SPURS 120,TRAIL BLAZERS 108 The Rookie Performance That Should Stop the Basketball World
Dylan Harper went 9-for-12 from the field. He shot 4-for-5 from three-point range (80%). His true shooting percentage was 92.2%. He finished with 27 points, 10 rebounds, a double-double, and a plus/minus of +25 — the best on either team.
And he is a rookie.
Now pair that with Stephon Castle, who put up 33 points on 63.9% effective field goal percentage with 10 free throw attempts and the kind of pressure-absorbing point guard play that you simply do not expect from someone this young in the playoffs. Castle and Harper combined for 60 points on Saturday night. Two rookies. On the road. In a playoff game.

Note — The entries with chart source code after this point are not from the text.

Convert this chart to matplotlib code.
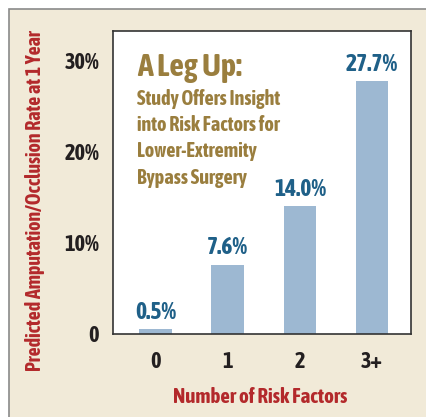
import matplotlib.pyplot as plt
from matplotlib.patches import Rectangle

# data
categories = ['0', '1', '2', '3+']
rates = [0.5, 7.6, 14.0, 27.7]
value_labels = ['0.5%', '7.6%', '14.0%', '27.7%']
ytick_vals = [0, 10, 20, 30]
ytick_labels = ['0', '10%', '20%', '30%']
title = 'A Leg Up:'
subtitle = 'Study Offers Insight\ninto Risk Factors for\nLower-Extremity\nBypass Surgery'

plt.rcParams['font.family'] = ['Asap Condensed', 'DejaVu Sans']
plt.rcParams['font.weight'] = 'bold'

cream = '#F1EAD8'
gold = '#9A7E3E'
blue_txt = '#1F6088'
bar_col = '#9DB8D2'
red = '#B3292B'
dark = '#231F20'

W, H = 427, 417
fig = plt.figure(figsize=(W / 100, H / 100), dpi=100)
fig.patch.set_facecolor('white')

# cream panel with grey frame on top/left
panel = Rectangle((9 / W, -0.1), 1.2, (H - 9) / H + 0.1,
                  transform=fig.transFigure, facecolor=cream,
                  edgecolor='#8a8a8a', lw=1.2, zorder=-5)
fig.add_artist(panel)

ax = fig.add_axes([113 / W, (H - 334) / H, 298 / W, 303 / H])
ax.set_zorder(1)
ax.set_facecolor('white')
x = range(len(categories))
bars = ax.bar(x, rates, width=0.45, color=bar_col, zorder=2)
ax.set_xlim(-0.59, 3.54)
ax.set_ylim(0, 33.2)

for b, lab in zip(bars, value_labels):
    ax.annotate(lab, (b.get_x() + b.get_width() / 2, b.get_height()),
                xytext=(0, 4), textcoords='offset points', ha='center',
                va='bottom', fontsize=17, color=blue_txt, fontweight='bold')

ax.set_xticks(list(x))
ax.set_xticklabels(categories, fontsize=16, color=dark, fontweight='bold')
ax.set_yticks(ytick_vals)
ax.set_yticklabels(ytick_labels, fontsize=16, color=dark, fontweight='bold')
ax.tick_params(length=0, pad=10)
ax.tick_params(axis='x', pad=12)
for s in ax.spines.values():
    s.set_color('#333333')
    s.set_linewidth(1.2)

ax.text(0.08, 0.878, title, transform=ax.transAxes, fontsize=23,
        color=gold, fontweight='bold', va='center', ha='left')
ax.text(0.08, 0.81, subtitle, transform=ax.transAxes, fontsize=14.5,
        color=gold, fontweight='bold', va='top', ha='left', linespacing=1.4)

fig.text(260 / W, 1 - 397 / H, 'Number of Risk Factors', fontsize=15,
         color=red, fontweight='bold', ha='center', va='center')
fig.text(35 / W, 1 - 201 / H, 'Predicted Amputation/Occlusion Rate at 1 Year',
         fontsize=14.3, color=red, fontweight='bold', ha='center',
         va='center', rotation=90)

fig.savefig('out.png', dpi=100, facecolor=fig.get_facecolor())
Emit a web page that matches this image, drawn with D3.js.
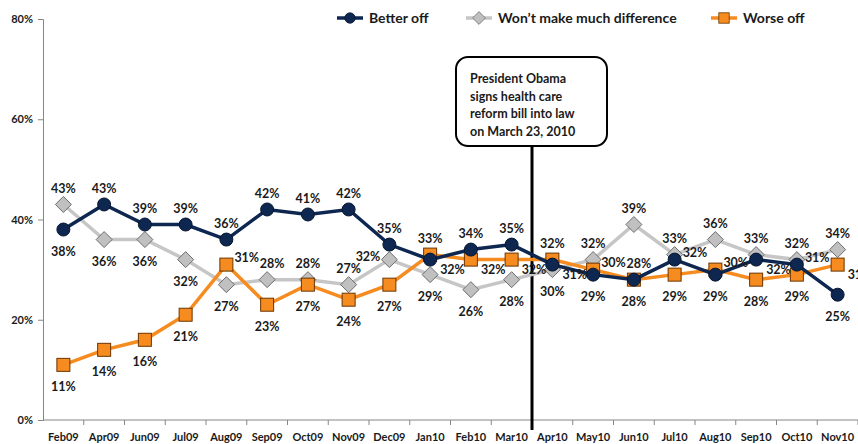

San Antonio’s rookie duo is not just promising — right now, they are producing at an elite level when it matters most. The Spurs’ bench added 35 points to support the young stars, and the team collectively shot 48.5% from three-point range (16-of-33). That is exceptional.
Jrue Holiday’s Quiet Masterpiece (That Wasn’t Enough)
Portland’s Jrue Holiday was genuinely excellent and got very little for it. He scored 29 points on 66.7% shooting with an 80.6% effective field goal percentage, added 5 assists and 4 steals, and played with the calm veteran authority that makes him one of the most respected guards in the league. The problem is that Holiday’s brilliance was rendered irrelevant by San Antonio’s collective firepower.
Scoot Henderson showed up too — 21 points, 50% from three-point range — and Portland led by as many as 15 in the first half. But the Trail Blazers collapsed in the third and fourth quarters (outscored 29-22 and 32-21), and San Antonio’s defense, led by Carter Bryant’s 3 blocks in limited minutes, began to take hold.
De’Aaron Fox’s Understated Control
De’Aaron Fox’s 18-point, 6-assist performance does not leap off the page, but his role in this Spurs offense is critical. Fox is the connective tissue between the rookie stars and the system — the veteran voice, the pace-setter, the guy who finds the open Harper or the cutting Castle when defenses overcommit. The Fox-Castle-Harper trio is becoming genuinely dangerous, and with Luke Kornet adding a 14-point, 10-rebound double-double off the bench, San Antonio has meaningful depth at every position.
Portland’s path back into this series runs directly through fixing a defense that allowed 48.5% three-point shooting. That is a severe problem.